Only the pictures are omitted; repeat all other data exactly.

"""

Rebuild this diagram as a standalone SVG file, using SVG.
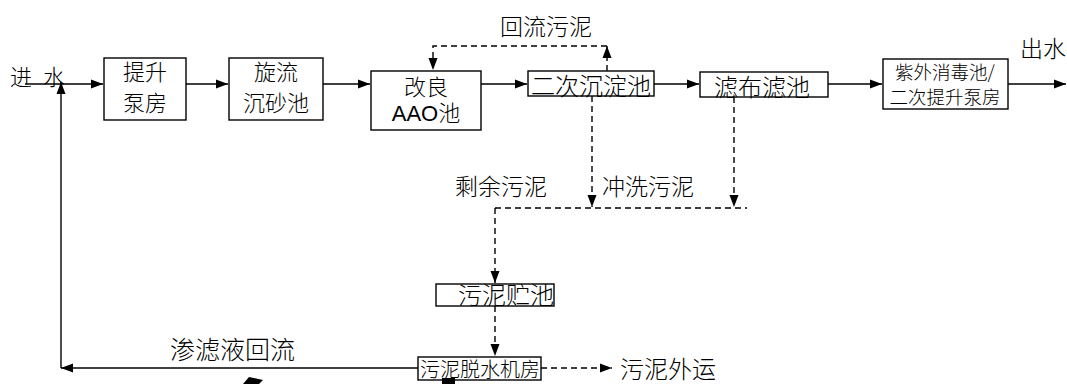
<svg xmlns="http://www.w3.org/2000/svg" width="1067" height="384" viewBox="0 0 1067 384">
<defs>
<marker id="ah" viewBox="0 0 12 10" refX="12" refY="5" markerWidth="12" markerHeight="10" markerUnits="userSpaceOnUse" orient="auto"><path d="M0,0.5 L12,5 L0,9.5 Z" fill="#000"/></marker>
<style>
.box{fill:#fff;stroke:#000;stroke-width:1.4}
.ln{fill:none;stroke:#000;stroke-width:1.4}
.ds{fill:none;stroke:#000;stroke-width:1.4;stroke-dasharray:6,4}
text{font-family:"Noto Sans CJK SC","Liberation Sans",sans-serif;font-weight:300;fill:#000;font-size:22px}
.c{text-anchor:middle}
</style>
</defs>
<rect width="1067" height="384" fill="#fff"/>
<g id="connectors">
<line class="ln" x1="25" y1="84" x2="103" y2="84" marker-end="url(#ah)"/>
<polyline class="ln" points="418,368 61,368" marker-end="url(#ah)"/>
<line class="ln" x1="61" y1="368" x2="61" y2="82" marker-end="url(#ah)"/>
<line class="ln" x1="186" y1="84" x2="228" y2="84" marker-end="url(#ah)"/>
<line class="ln" x1="323" y1="84" x2="370" y2="84" marker-end="url(#ah)"/>
<line class="ln" x1="481" y1="84" x2="527" y2="84" marker-end="url(#ah)"/>
<line class="ln" x1="654" y1="84" x2="699" y2="84" marker-end="url(#ah)"/>
<line class="ln" x1="828" y1="84" x2="882" y2="84" marker-end="url(#ah)"/>
<line class="ln" x1="1008" y1="84" x2="1066" y2="84" marker-end="url(#ah)"/>
<line class="ds" x1="607" y1="71" x2="607" y2="46" marker-end="url(#ah)"/>
<polyline class="ds" points="607,46 433,46 433,70" marker-end="url(#ah)"/>
<line class="ds" x1="592" y1="96" x2="592" y2="207" marker-end="url(#ah)"/>
<line class="ds" x1="734" y1="97" x2="734" y2="207" marker-end="url(#ah)"/>
<line class="ds" x1="495" y1="208" x2="747" y2="208"/>
<line class="ds" x1="495" y1="208" x2="495" y2="283" marker-end="url(#ah)"/>
<line class="ds" x1="495" y1="306" x2="495" y2="356" marker-end="url(#ah)"/>
<line class="ds" x1="541" y1="368" x2="612" y2="368" marker-end="url(#ah)"/>
</g>
<g id="n-in"><text x="10" y="85">进</text><text x="43" y="85">水</text></g>
<g id="n-lift"><rect class="box" x="104" y="58" width="82" height="62"/><text class="c" x="145" y="80">提升</text><text class="c" x="145" y="111">泵房</text></g>
<g id="n-grit"><rect class="box" x="229" y="58" width="94" height="62"/><text class="c" x="276" y="80">旋流</text><text class="c" x="276" y="111">沉砂池</text></g>
<g id="n-aao"><rect class="box" x="371" y="71" width="110" height="59"/><text class="c" x="426" y="95">改良</text><text class="c" x="426" y="121" style="font-family:'Liberation Sans','Noto Sans CJK SC',sans-serif;font-weight:400">AAO<tspan style="font-family:'Noto Sans CJK SC',sans-serif;font-weight:300">池</tspan></text></g>
<g id="n-sec"><rect class="box" x="528" y="71" width="126" height="25"/><text class="c" x="591" y="95" style="font-size:24px">二次沉淀池</text></g>
<g id="n-filter"><rect class="box" x="700" y="72" width="128" height="25"/><text class="c" x="762" y="96" style="font-size:24px">滤布滤池</text></g>
<g id="n-uv"><rect class="box" x="883" y="59" width="125" height="50"/><text class="c" x="945" y="79" style="font-size:18.5px">紫外消毒池/</text><text class="c" x="945" y="104" style="font-size:18.5px">二次提升泵房</text></g>
<g id="n-out"><text x="1020" y="57" style="font-size:23px">出水</text></g>
<g id="l-return"><text x="500" y="35" style="font-size:23px">回流污泥</text></g>
<g id="l-excess"><text x="455" y="195" style="font-size:23px">剩余污泥</text></g>
<g id="l-wash"><text x="602" y="195" style="font-size:23px">冲洗污泥</text></g>
<g id="n-store"><rect class="box" x="436" y="284" width="118" height="22"/><text x="458" y="304" style="font-size:24px">污泥贮池</text></g>
<g id="n-dewater"><rect class="box" x="418" y="357" width="123" height="23"/><text class="c" x="480" y="377" style="font-size:20px">污泥脱水机房</text></g>
<g id="l-ship"><text x="620" y="378" style="font-size:24px">污泥外运</text></g>
<g id="l-leach"><text x="170" y="359" style="font-size:25px">渗滤液回流</text></g>
<polygon points="243,384 249,377 263,380 259,384" fill="#000"/>
<rect x="442" y="378" width="13" height="6" fill="#000"/>
</svg>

"""

Exercise answer:
Rebuild this diagram as a standalone SVG file, using SVG.
<svg xmlns="http://www.w3.org/2000/svg" width="1067" height="384" viewBox="0 0 1067 384">
<defs>
<marker id="ah" viewBox="0 0 12 10" refX="12" refY="5" markerWidth="12" markerHeight="10" markerUnits="userSpaceOnUse" orient="auto"><path d="M0,0.5 L12,5 L0,9.5 Z" fill="#000"/></marker>
<style>
.box{fill:#fff;stroke:#000;stroke-width:1.4}
.ln{fill:none;stroke:#000;stroke-width:1.4}
.ds{fill:none;stroke:#000;stroke-width:1.4;stroke-dasharray:6,4}
text{font-family:"Noto Sans CJK SC","Liberation Sans",sans-serif;font-weight:300;fill:#000;font-size:22px}
.c{text-anchor:middle}
</style>
</defs>
<rect width="1067" height="384" fill="#fff"/>
<g id="connectors">
<line class="ln" x1="25" y1="84" x2="103" y2="84" marker-end="url(#ah)"/>
<polyline class="ln" points="418,368 61,368" marker-end="url(#ah)"/>
<line class="ln" x1="61" y1="368" x2="61" y2="82" marker-end="url(#ah)"/>
<line class="ln" x1="186" y1="84" x2="228" y2="84" marker-end="url(#ah)"/>
<line class="ln" x1="323" y1="84" x2="370" y2="84" marker-end="url(#ah)"/>
<line class="ln" x1="481" y1="84" x2="527" y2="84" marker-end="url(#ah)"/>
<line class="ln" x1="654" y1="84" x2="699" y2="84" marker-end="url(#ah)"/>
<line class="ln" x1="828" y1="84" x2="882" y2="84" marker-end="url(#ah)"/>
<line class="ln" x1="1008" y1="84" x2="1066" y2="84" marker-end="url(#ah)"/>
<line class="ds" x1="607" y1="71" x2="607" y2="46" marker-end="url(#ah)"/>
<polyline class="ds" points="607,46 433,46 433,70" marker-end="url(#ah)"/>
<line class="ds" x1="592" y1="96" x2="592" y2="207" marker-end="url(#ah)"/>
<line class="ds" x1="734" y1="97" x2="734" y2="207" marker-end="url(#ah)"/>
<line class="ds" x1="495" y1="208" x2="747" y2="208"/>
<line class="ds" x1="495" y1="208" x2="495" y2="283" marker-end="url(#ah)"/>
<line class="ds" x1="495" y1="306" x2="495" y2="356" marker-end="url(#ah)"/>
<line class="ds" x1="541" y1="368" x2="612" y2="368" marker-end="url(#ah)"/>
</g>
<g id="n-in"><text x="10" y="85">进</text><text x="43" y="85">水</text></g>
<g id="n-lift"><rect class="box" x="104" y="58" width="82" height="62"/><text class="c" x="145" y="80">提升</text><text class="c" x="145" y="111">泵房</text></g>
<g id="n-grit"><rect class="box" x="229" y="58" width="94" height="62"/><text class="c" x="276" y="80">旋流</text><text class="c" x="276" y="111">沉砂池</text></g>
<g id="n-aao"><rect class="box" x="371" y="71" width="110" height="59"/><text class="c" x="426" y="95">改良</text><text class="c" x="426" y="121" style="font-family:'Liberation Sans','Noto Sans CJK SC',sans-serif;font-weight:400">AAO<tspan style="font-family:'Noto Sans CJK SC',sans-serif;font-weight:300">池</tspan></text></g>
<g id="n-sec"><rect class="box" x="528" y="71" width="126" height="25"/><text class="c" x="591" y="95" style="font-size:24px">二次沉淀池</text></g>
<g id="n-filter"><rect class="box" x="700" y="72" width="128" height="25"/><text class="c" x="762" y="96" style="font-size:24px">滤布滤池</text></g>
<g id="n-uv"><rect class="box" x="883" y="59" width="125" height="50"/><text class="c" x="945" y="79" style="font-size:18.5px">紫外消毒池/</text><text class="c" x="945" y="104" style="font-size:18.5px">二次提升泵房</text></g>
<g id="n-out"><text x="1020" y="57" style="font-size:23px">出水</text></g>
<g id="l-return"><text x="500" y="35" style="font-size:23px">回流污泥</text></g>
<g id="l-excess"><text x="455" y="195" style="font-size:23px">剩余污泥</text></g>
<g id="l-wash"><text x="602" y="195" style="font-size:23px">冲洗污泥</text></g>
<g id="n-store"><rect class="box" x="436" y="284" width="118" height="22"/><text x="458" y="304" style="font-size:24px">污泥贮池</text></g>
<g id="n-dewater"><rect class="box" x="418" y="357" width="123" height="23"/><text class="c" x="480" y="377" style="font-size:20px">污泥脱水机房</text></g>
<g id="l-ship"><text x="620" y="378" style="font-size:24px">污泥外运</text></g>
<g id="l-leach"><text x="170" y="359" style="font-size:25px">渗滤液回流</text></g>
<polygon points="243,384 249,377 263,380 259,384" fill="#000"/>
<rect x="442" y="378" width="13" height="6" fill="#000"/>
</svg>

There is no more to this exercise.